**Collected material**.
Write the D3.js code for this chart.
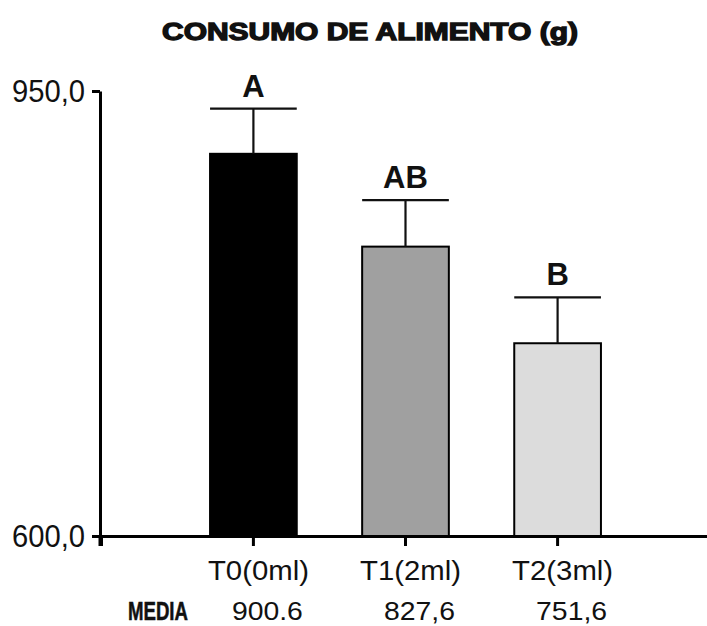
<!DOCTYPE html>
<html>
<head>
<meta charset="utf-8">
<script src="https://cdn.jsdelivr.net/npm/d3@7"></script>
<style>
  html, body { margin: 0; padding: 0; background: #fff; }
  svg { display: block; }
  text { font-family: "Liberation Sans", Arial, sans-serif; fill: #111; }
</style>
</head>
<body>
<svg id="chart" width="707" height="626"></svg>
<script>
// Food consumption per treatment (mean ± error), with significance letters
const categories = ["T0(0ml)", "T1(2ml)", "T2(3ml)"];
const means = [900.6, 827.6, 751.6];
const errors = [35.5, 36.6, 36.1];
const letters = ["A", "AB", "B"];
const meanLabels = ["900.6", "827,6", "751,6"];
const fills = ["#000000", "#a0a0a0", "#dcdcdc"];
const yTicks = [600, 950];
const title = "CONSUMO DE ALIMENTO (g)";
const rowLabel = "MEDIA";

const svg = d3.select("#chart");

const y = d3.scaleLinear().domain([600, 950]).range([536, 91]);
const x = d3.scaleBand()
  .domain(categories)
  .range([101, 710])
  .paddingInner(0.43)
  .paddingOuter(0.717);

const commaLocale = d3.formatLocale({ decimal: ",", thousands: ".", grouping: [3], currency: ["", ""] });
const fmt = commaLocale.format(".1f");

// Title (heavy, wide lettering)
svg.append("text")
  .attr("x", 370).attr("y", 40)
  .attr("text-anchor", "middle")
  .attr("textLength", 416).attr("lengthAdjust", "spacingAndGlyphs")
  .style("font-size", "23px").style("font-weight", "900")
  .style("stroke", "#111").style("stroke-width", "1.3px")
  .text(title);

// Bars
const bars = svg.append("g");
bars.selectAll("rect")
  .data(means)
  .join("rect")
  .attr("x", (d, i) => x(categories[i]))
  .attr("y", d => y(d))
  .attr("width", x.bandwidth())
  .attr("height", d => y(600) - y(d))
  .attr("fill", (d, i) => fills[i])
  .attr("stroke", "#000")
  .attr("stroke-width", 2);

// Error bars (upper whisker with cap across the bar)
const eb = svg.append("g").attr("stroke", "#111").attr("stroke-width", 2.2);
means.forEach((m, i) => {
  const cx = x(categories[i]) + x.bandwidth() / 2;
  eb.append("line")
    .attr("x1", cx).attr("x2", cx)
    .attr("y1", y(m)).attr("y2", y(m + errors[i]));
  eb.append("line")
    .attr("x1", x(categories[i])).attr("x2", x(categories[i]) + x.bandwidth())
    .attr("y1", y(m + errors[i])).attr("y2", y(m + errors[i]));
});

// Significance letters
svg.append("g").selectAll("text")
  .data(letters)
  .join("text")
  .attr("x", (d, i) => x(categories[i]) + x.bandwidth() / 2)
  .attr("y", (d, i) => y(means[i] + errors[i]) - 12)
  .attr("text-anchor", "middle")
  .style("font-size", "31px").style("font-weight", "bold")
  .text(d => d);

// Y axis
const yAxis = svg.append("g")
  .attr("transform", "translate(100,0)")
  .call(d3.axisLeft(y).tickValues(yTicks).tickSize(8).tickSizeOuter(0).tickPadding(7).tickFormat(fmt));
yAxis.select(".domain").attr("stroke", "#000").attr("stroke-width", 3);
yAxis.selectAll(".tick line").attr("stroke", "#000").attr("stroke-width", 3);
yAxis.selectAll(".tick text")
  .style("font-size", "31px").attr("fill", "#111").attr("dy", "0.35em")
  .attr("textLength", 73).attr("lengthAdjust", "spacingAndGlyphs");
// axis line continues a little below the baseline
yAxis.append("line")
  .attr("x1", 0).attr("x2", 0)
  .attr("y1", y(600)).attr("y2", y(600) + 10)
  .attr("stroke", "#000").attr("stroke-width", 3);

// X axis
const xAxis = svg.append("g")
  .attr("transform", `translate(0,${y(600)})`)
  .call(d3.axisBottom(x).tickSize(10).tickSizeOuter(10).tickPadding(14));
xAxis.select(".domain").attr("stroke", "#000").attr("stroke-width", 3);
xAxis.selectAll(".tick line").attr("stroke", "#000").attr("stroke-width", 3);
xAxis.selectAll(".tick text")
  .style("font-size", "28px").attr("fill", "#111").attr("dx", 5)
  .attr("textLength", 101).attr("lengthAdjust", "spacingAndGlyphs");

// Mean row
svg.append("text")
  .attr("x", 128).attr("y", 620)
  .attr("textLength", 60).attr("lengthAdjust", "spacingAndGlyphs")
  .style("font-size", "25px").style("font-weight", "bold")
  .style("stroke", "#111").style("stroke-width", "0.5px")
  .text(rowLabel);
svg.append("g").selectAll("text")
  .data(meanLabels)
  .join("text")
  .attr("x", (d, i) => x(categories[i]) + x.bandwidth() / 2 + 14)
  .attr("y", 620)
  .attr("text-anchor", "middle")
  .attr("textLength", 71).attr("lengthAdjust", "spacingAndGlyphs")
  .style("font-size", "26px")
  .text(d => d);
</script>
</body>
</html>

**Given instruction**.
Give every line above again exactly, with no pictures.

**Final answer**.
Write the D3.js code for this chart.
<!DOCTYPE html>
<html>
<head>
<meta charset="utf-8">
<script src="https://cdn.jsdelivr.net/npm/d3@7"></script>
<style>
  html, body { margin: 0; padding: 0; background: #fff; }
  svg { display: block; }
  text { font-family: "Liberation Sans", Arial, sans-serif; fill: #111; }
</style>
</head>
<body>
<svg id="chart" width="707" height="626"></svg>
<script>
// Food consumption per treatment (mean ± error), with significance letters
const categories = ["T0(0ml)", "T1(2ml)", "T2(3ml)"];
const means = [900.6, 827.6, 751.6];
const errors = [35.5, 36.6, 36.1];
const letters = ["A", "AB", "B"];
const meanLabels = ["900.6", "827,6", "751,6"];
const fills = ["#000000", "#a0a0a0", "#dcdcdc"];
const yTicks = [600, 950];
const title = "CONSUMO DE ALIMENTO (g)";
const rowLabel = "MEDIA";

const svg = d3.select("#chart");

const y = d3.scaleLinear().domain([600, 950]).range([536, 91]);
const x = d3.scaleBand()
  .domain(categories)
  .range([101, 710])
  .paddingInner(0.43)
  .paddingOuter(0.717);

const commaLocale = d3.formatLocale({ decimal: ",", thousands: ".", grouping: [3], currency: ["", ""] });
const fmt = commaLocale.format(".1f");

// Title (heavy, wide lettering)
svg.append("text")
  .attr("x", 370).attr("y", 40)
  .attr("text-anchor", "middle")
  .attr("textLength", 416).attr("lengthAdjust", "spacingAndGlyphs")
  .style("font-size", "23px").style("font-weight", "900")
  .style("stroke", "#111").style("stroke-width", "1.3px")
  .text(title);

// Bars
const bars = svg.append("g");
bars.selectAll("rect")
  .data(means)
  .join("rect")
  .attr("x", (d, i) => x(categories[i]))
  .attr("y", d => y(d))
  .attr("width", x.bandwidth())
  .attr("height", d => y(600) - y(d))
  .attr("fill", (d, i) => fills[i])
  .attr("stroke", "#000")
  .attr("stroke-width", 2);

// Error bars (upper whisker with cap across the bar)
const eb = svg.append("g").attr("stroke", "#111").attr("stroke-width", 2.2);
means.forEach((m, i) => {
  const cx = x(categories[i]) + x.bandwidth() / 2;
  eb.append("line")
    .attr("x1", cx).attr("x2", cx)
    .attr("y1", y(m)).attr("y2", y(m + errors[i]));
  eb.append("line")
    .attr("x1", x(categories[i])).attr("x2", x(categories[i]) + x.bandwidth())
    .attr("y1", y(m + errors[i])).attr("y2", y(m + errors[i]));
});

// Significance letters
svg.append("g").selectAll("text")
  .data(letters)
  .join("text")
  .attr("x", (d, i) => x(categories[i]) + x.bandwidth() / 2)
  .attr("y", (d, i) => y(means[i] + errors[i]) - 12)
  .attr("text-anchor", "middle")
  .style("font-size", "31px").style("font-weight", "bold")
  .text(d => d);

// Y axis
const yAxis = svg.append("g")
  .attr("transform", "translate(100,0)")
  .call(d3.axisLeft(y).tickValues(yTicks).tickSize(8).tickSizeOuter(0).tickPadding(7).tickFormat(fmt));
yAxis.select(".domain").attr("stroke", "#000").attr("stroke-width", 3);
yAxis.selectAll(".tick line").attr("stroke", "#000").attr("stroke-width", 3);
yAxis.selectAll(".tick text")
  .style("font-size", "31px").attr("fill", "#111").attr("dy", "0.35em")
  .attr("textLength", 73).attr("lengthAdjust", "spacingAndGlyphs");
// axis line continues a little below the baseline
yAxis.append("line")
  .attr("x1", 0).attr("x2", 0)
  .attr("y1", y(600)).attr("y2", y(600) + 10)
  .attr("stroke", "#000").attr("stroke-width", 3);

// X axis
const xAxis = svg.append("g")
  .attr("transform", `translate(0,${y(600)})`)
  .call(d3.axisBottom(x).tickSize(10).tickSizeOuter(10).tickPadding(14));
xAxis.select(".domain").attr("stroke", "#000").attr("stroke-width", 3);
xAxis.selectAll(".tick line").attr("stroke", "#000").attr("stroke-width", 3);
xAxis.selectAll(".tick text")
  .style("font-size", "28px").attr("fill", "#111").attr("dx", 5)
  .attr("textLength", 101).attr("lengthAdjust", "spacingAndGlyphs");

// Mean row
svg.append("text")
  .attr("x", 128).attr("y", 620)
  .attr("textLength", 60).attr("lengthAdjust", "spacingAndGlyphs")
  .style("font-size", "25px").style("font-weight", "bold")
  .style("stroke", "#111").style("stroke-width", "0.5px")
  .text(rowLabel);
svg.append("g").selectAll("text")
  .data(meanLabels)
  .join("text")
  .attr("x", (d, i) => x(categories[i]) + x.bandwidth() / 2 + 14)
  .attr("y", 620)
  .attr("text-anchor", "middle")
  .attr("textLength", 71).attr("lengthAdjust", "spacingAndGlyphs")
  .style("font-size", "26px")
  .text(d => d);
</script>
</body>
</html>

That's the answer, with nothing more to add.